The community of Manshayet Nasr, nestled on a hill inside Cairo, is home to over 500,000 residents, whose livelihood is earned mostly by collecting and sorting the city’s trash. This special group of Cairenes, known as zabaleen or “garbage people,” also manage to recycle over 80% of the trash they collect!

One challenge of this business model is that in order to support their family garbage businesses, many children stop attending to school, which limits their future career options.

To create more sustainable livelihoods for residents of this community, one of HANDS’ local Egyptian partner organizations, Association for the Protection of the Environment (APE), offers opportunities for women from the neighborhood to take part in income generating programs.
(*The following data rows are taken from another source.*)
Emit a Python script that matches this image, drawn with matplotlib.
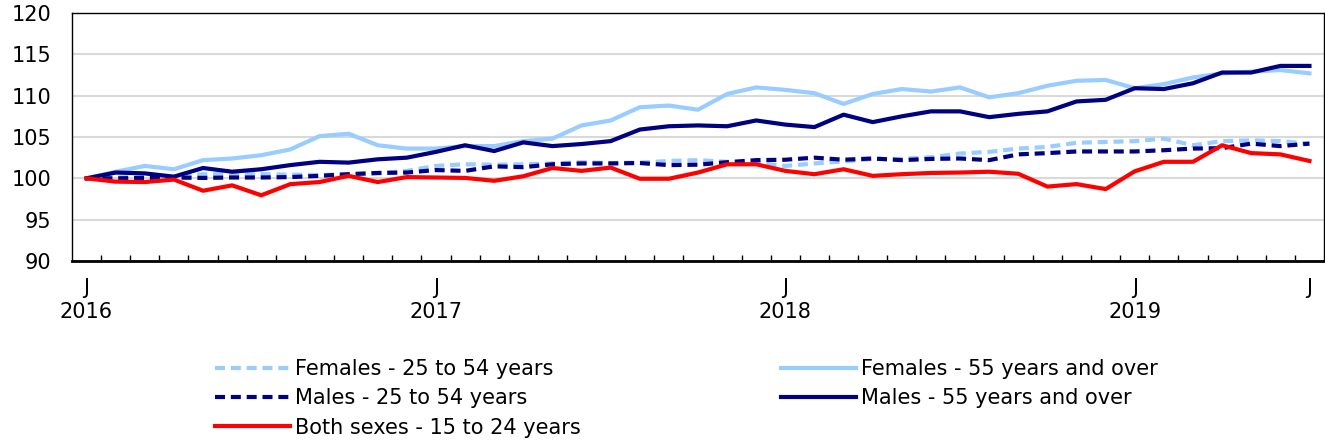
import numpy as np
import matplotlib
matplotlib.use("Agg")
import matplotlib.pyplot as plt

# monthly index, Jan 2016 = 100, Jan 2016 .. Jul 2019
fem_25_54 = [100.0, 100.1, 100.15, 100.2, 100.5, 100.5, 100.5, 100.45, 100.4, 100.5, 100.6, 100.9,
             101.5, 101.7, 101.65, 101.7, 101.8, 101.95, 101.85, 101.9, 102.1, 102.2, 102.0, 101.85,
             101.5, 101.8, 102.05, 102.35, 102.35, 102.55, 103.0, 103.2, 103.6, 103.8, 104.3, 104.4,
             104.5, 104.8, 104.0, 104.5, 104.6, 104.5, 104.2]
fem_55 = [100.0, 100.8, 101.5, 101.1, 102.2, 102.4, 102.8, 103.5, 105.1, 105.4, 104.0, 103.6,
          103.6, 103.9, 103.9, 104.5, 104.8, 106.4, 107.0, 108.6, 108.8, 108.3, 110.2, 111.0,
          110.7, 110.3, 109.0, 110.2, 110.8, 110.5, 111.0, 109.8, 110.3, 111.2, 111.8, 111.9,
          110.9, 111.4, 112.2, 112.7, 112.9, 113.1, 112.7]
male_25_54 = [100.0, 100.0, 100.05, 100.1, 100.05, 100.1, 100.1, 100.15, 100.3, 100.5, 100.65, 100.7,
              101.0, 100.9, 101.45, 101.35, 101.7, 101.8, 101.8, 101.85, 101.6, 101.65, 101.95, 102.2,
              102.25, 102.5, 102.25, 102.4, 102.2, 102.35, 102.4, 102.2, 102.9, 103.05, 103.25, 103.25,
              103.25, 103.4, 103.6, 103.65, 104.2, 103.9, 104.2]
male_55 = [100.0, 100.7, 100.6, 100.2, 101.25, 100.8, 101.1, 101.6, 102.0, 101.9, 102.3, 102.5,
           103.2, 104.0, 103.3, 104.35, 103.9, 104.15, 104.5, 105.9, 106.3, 106.4, 106.3, 107.0,
           106.5, 106.2, 107.7, 106.8, 107.5, 108.1, 108.1, 107.4, 107.8, 108.1, 109.3, 109.5,
           110.9, 110.8, 111.5, 112.8, 112.8, 113.6, 113.6]
both_15_24 = [100.0, 99.6, 99.55, 99.85, 98.5, 99.15, 97.95, 99.3, 99.55, 100.3, 99.55, 100.15,
              100.1, 100.05, 99.7, 100.25, 101.25, 100.9, 101.3, 99.95, 99.95, 100.7, 101.7, 101.7,
              100.9, 100.5, 101.1, 100.3, 100.5, 100.65, 100.7, 100.8, 100.55, 99.0, 99.3, 98.7,
              100.85, 102.0, 102.0, 104.0, 103.05, 102.9, 102.1]

tick_pos = [0, 12, 24, 36, 42]
tick_lab = ["J\n2016", "J\n2017", "J\n2018", "J\n2019", "J"]

light = "#99CCFF"
navy = "#000080"
red = "#FF0000"

plt.rcParams['font.family'] = ['DejaVu Sans']
fig = plt.figure(figsize=(13.25, 4.42), dpi=100)
ax = fig.add_axes([72/1325, 1-261/442, 1-72/1325-1/1325, (261-13)/442])

x = np.arange(len(fem_55))
dash = (2.4, 1.4)
l1, = ax.plot(x, fem_25_54, color=light, lw=3, dashes=dash, label="Females - 25 to 54 years")
l2, = ax.plot(x, fem_55, color=light, lw=3, label="Females - 55 years and over")
l3, = ax.plot(x, male_25_54, color=navy, lw=3, dashes=dash, label="Males - 25 to 54 years")
l4, = ax.plot(x, male_55, color=navy, lw=3, label="Males - 55 years and over")
l5, = ax.plot(x, both_15_24, color=red, lw=3, label="Both sexes - 15 to 24 years")

ax.set_xlim(-0.5, len(x) - 0.5)
ax.set_ylim(90, 120)
ax.set_yticks(range(90, 121, 5))
ax.yaxis.grid(True, color="#D9D9D9", lw=1.5)
ax.set_axisbelow(True)
ax.tick_params(axis="y", length=0, pad=15, labelsize=15)

ax.set_xticks(tick_pos)
ax.set_xticklabels(tick_lab, fontsize=15, linespacing=1.3)
ax.set_xticks(np.arange(0.5, len(x) - 1, 1), minor=True)
ax.tick_params(axis="x", which="major", length=0, pad=12)
ax.tick_params(axis="x", which="minor", direction="in", length=4.5, width=1, color="black")

for s in ["left", "right", "top"]:
    ax.spines[s].set_linewidth(1)
ax.spines["bottom"].set_linewidth(2)

fig.legend(handles=[l1, l3, l5, l2, l4], loc="upper left", bbox_to_anchor=(215/1325, 1-359/442),
           ncol=2, frameon=False, fontsize=15, handlelength=3.6, handletextpad=0.24,
           columnspacing=9.6, labelspacing=0.45, borderpad=0, borderaxespad=0)

fig.savefig("out.png", dpi=100)
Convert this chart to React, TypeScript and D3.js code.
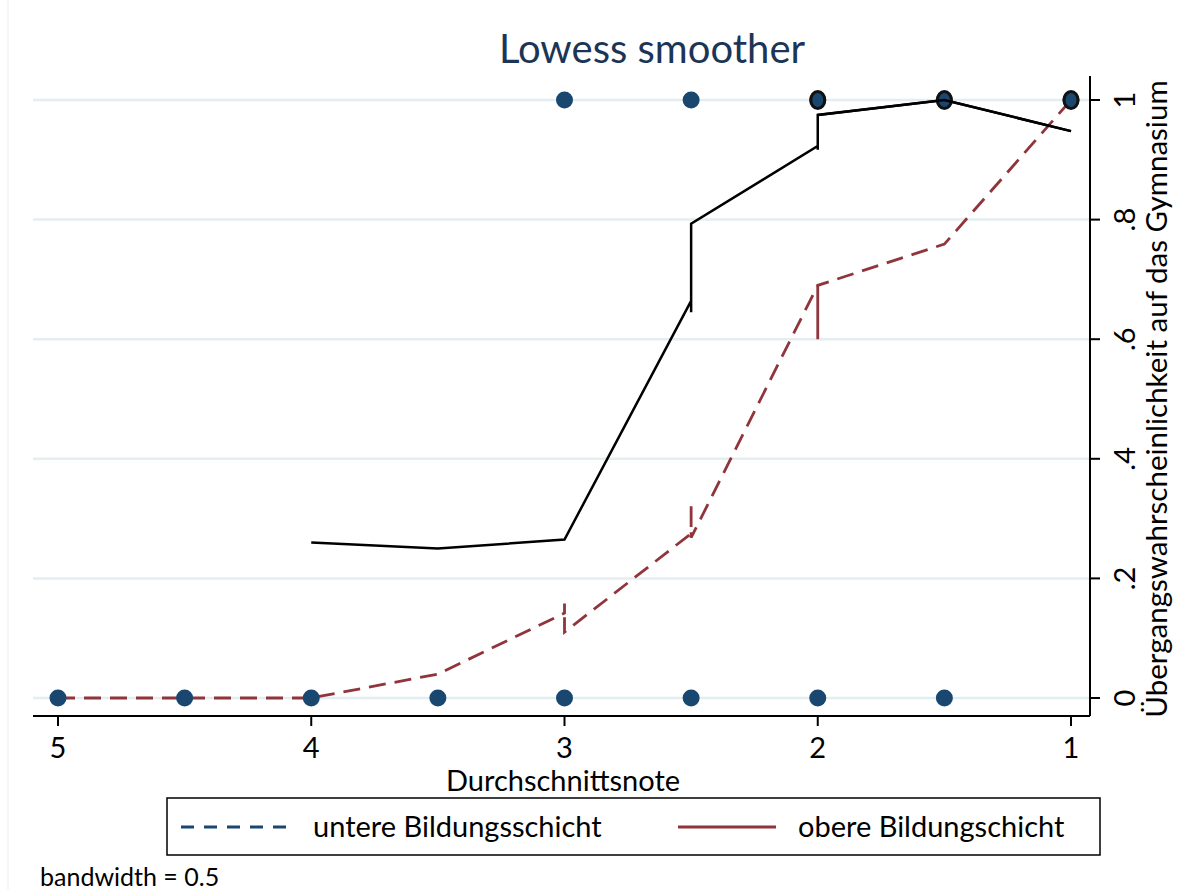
import React from "react";
import * as d3 from "d3";

// x ticks / y ticks
const xTicks = [5, 4, 3, 2, 1];
const yTicks = [0, 0.2, 0.4, 0.6, 0.8, 1];
const yTickLabels = ["0", ".2", ".4", ".6", ".8", "1"];

// observed points (Durchschnittsnote, Übergang)
const obsX = [5, 4.5, 4, 3.5, 3, 2.5, 2, 1.5, 3, 2.5, 2, 1.5, 1];
const obsY = [0, 0, 0, 0, 0, 0, 0, 0, 1, 1, 1, 1, 1];
// points drawn with black outline
const ringX = [2, 1.5, 1];
const ringY = [1, 1, 1];

// lowess fit, solid black (sorted by x, duplicates kept)
const solidX = [4, 3.5, 3, 2.5, 2.5, 2.5, 2, 2, 2, 1.5, 1];
const solidY = [0.26, 0.25, 0.265, 0.664, 0.645, 0.793, 0.923, 0.917, 0.975, 1.0, 0.948];

// lowess fit, dashed maroon
const dashX = [5, 4.5, 4, 3.5, 3, 3, 3, 2.5, 2.5, 2.5, 2, 2, 2, 1.5, 1];
const dashY = [0, 0, 0, 0.04, 0.142, 0.158, 0.11, 0.275, 0.325, 0.268, 0.69, 0.6, 0.69, 0.759, 1.0];

const NAVY = "#1a476f";
const MAROON = "#90353b";
const GRID = "#e4eef1";
const FONT = "Lato, 'Open Sans', sans-serif";

export default function App() {
  const W = 1201;
  const H = 890;
  const x = d3.scaleLinear().domain([5, 1]).range([58, 1071]);
  const y = d3.scaleLinear().domain([0, 1]).range([698, 100]);
  const left = 33;
  const right = 1090;
  const top = 76;
  const bottom = 716;

  const ln = d3
    .line<[number, number]>()
    .x((d) => x(d[0]))
    .y((d) => y(d[1]));

  const solid = ln(solidX.map((v, i) => [v, solidY[i]] as [number, number])) || "";
  const dashed = ln(dashX.map((v, i) => [v, dashY[i]] as [number, number])) || "";

  return (
    <svg
      width={W}
      height={H}
      style={{ position: "absolute", left: 0, top: 0, background: "#fff" }}
      fontFamily={FONT}
    >
      <rect x={0} y={0} width={W} height={H} fill="#fff" />
      <line x1={8} y1={0} x2={8} y2={H} stroke="#eeeeee" strokeWidth={1} />

      {/* gridlines */}
      {yTicks.map((t) => (
        <line key={t} x1={left} x2={right} y1={y(t)} y2={y(t)} stroke={GRID} strokeWidth={2.5} />
      ))}

      {/* title */}
      <text x={652} y={63} textAnchor="middle" fontSize={40} fill="#1c3557">
        Lowess smoother
      </text>

      {/* fitted lines */}
      <path d={dashed} fill="none" stroke={MAROON} strokeWidth={2.8} strokeDasharray="17,9" />
      <path d={solid} fill="none" stroke="#000" strokeWidth={2.5} />

      {/* observations */}
      {obsX.map((v, i) => (
        <circle key={"o" + i} cx={x(v)} cy={y(obsY[i])} r={8.5} fill={NAVY} />
      ))}
      {ringX.map((v, i) => (
        <ellipse
          key={"r" + i}
          cx={x(v)}
          cy={y(ringY[i])}
          rx={7}
          ry={8.5}
          fill={NAVY}
          stroke="#111"
          strokeWidth={3}
        />
      ))}
      {/* line passes over the ring at 1.5 */}
      <path d={ln([[2, 0.975], [1.5, 1.0], [1, 0.948]]) || ""} fill="none" stroke="#000" strokeWidth={2.5} />

      {/* bottom axis */}
      <line x1={left} x2={right} y1={bottom} y2={bottom} stroke="#000" strokeWidth={2} />
      {xTicks.map((t) => (
        <g key={t} transform={`translate(${x(t)},${bottom})`}>
          <line y1={0} y2={10} stroke="#000" strokeWidth={2} />
          <text y={42} textAnchor="middle" fontSize={29} fill="#000">
            {t}
          </text>
        </g>
      ))}
      <text x={563} y={791} textAnchor="middle" fontSize={29} fill="#000">
        Durchschnittsnote
      </text>

      {/* right axis */}
      <line x1={right} x2={right} y1={top} y2={bottom} stroke="#000" strokeWidth={2} />
      {yTicks.map((t, i) => (
        <g key={t} transform={`translate(${right},${y(t)})`}>
          <line x1={0} x2={10} stroke="#000" strokeWidth={2} />
          <text
            transform="translate(45,0) rotate(-90)"
            textAnchor="middle"
            fontSize={29}
            fill="#000"
          >
            {yTickLabels[i]}
          </text>
        </g>
      ))}
      <text
        transform={`translate(1167,${y(0.5)}) rotate(-90)`}
        textAnchor="middle"
        fontSize={29.5}
        fill="#000"
      >
        Übergangswahrscheinlichkeit auf das Gymnasium
      </text>

      {/* legend */}
      <rect x={167} y={798} width={933} height={57} fill="#fff" stroke="#000" strokeWidth={1.5} />
      <line x1={181} x2={290} y1={827} y2={827} stroke={NAVY} strokeWidth={2.8} strokeDasharray="13,10" />
      <text x={313} y={837} fontSize={29} fill="#000">
        untere Bildungsschicht
      </text>
      <line x1={678} x2={776} y1={827} y2={827} stroke={MAROON} strokeWidth={2.8} />
      <text x={798} y={837} fontSize={29} fill="#000">
        obere Bildungschicht
      </text>

      <text x={40} y={886} fontSize={25} fill="#000">
        bandwidth = 0.5
      </text>
    </svg>
  );
}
Focused on handicraft production training with environmentally conscious practices, the women learn new skills that can provide additional income for their families.

Rahma was one of the first women from the zabaleen community to learn the art of making quilts from recycled scraps of fabric, 15 years ago. She became a home producer after completing the training, enabling her to earn additional income for her family. This prompted her two sisters to follow in her footsteps, becoming home producers as well.

Although Rahma was able to earn an income and help raise her family’s standard of living, she still wanted to pursue her education. She managed to enroll in high school and received her diploma, but she wasn’t content stopping there.

Rahma was admitted to Ein Shams University and, four years later, graduated from the Faculty of Arts, a rare accomplishment in the zabaleen community, especially among women. During this time, Rahma also continued to work as a quilter, providing an ongoing source of income for her family.

This HANDS-sponsored program changed Rahma’s future, opening new paths for her to pursue her dreams. She now is employed by APE as a teacher for the children of the women who train and work there. Two years ago, she was promoted to be the director of the school, where she administers classes for 300 children. Since she has taken over as director, the students’ exam scores have gotten higher, and the program continues to be a success. Her passion for education is being passed on to the next generation of zabaleen children.

HANDS is honored to support the work of the Association of the Protection of the Environment, which not only empowers women like Rahma to achieve financial stability but also encourages them to pursue their education and keep their children in school, helping to break the cycle of poverty for the next generation.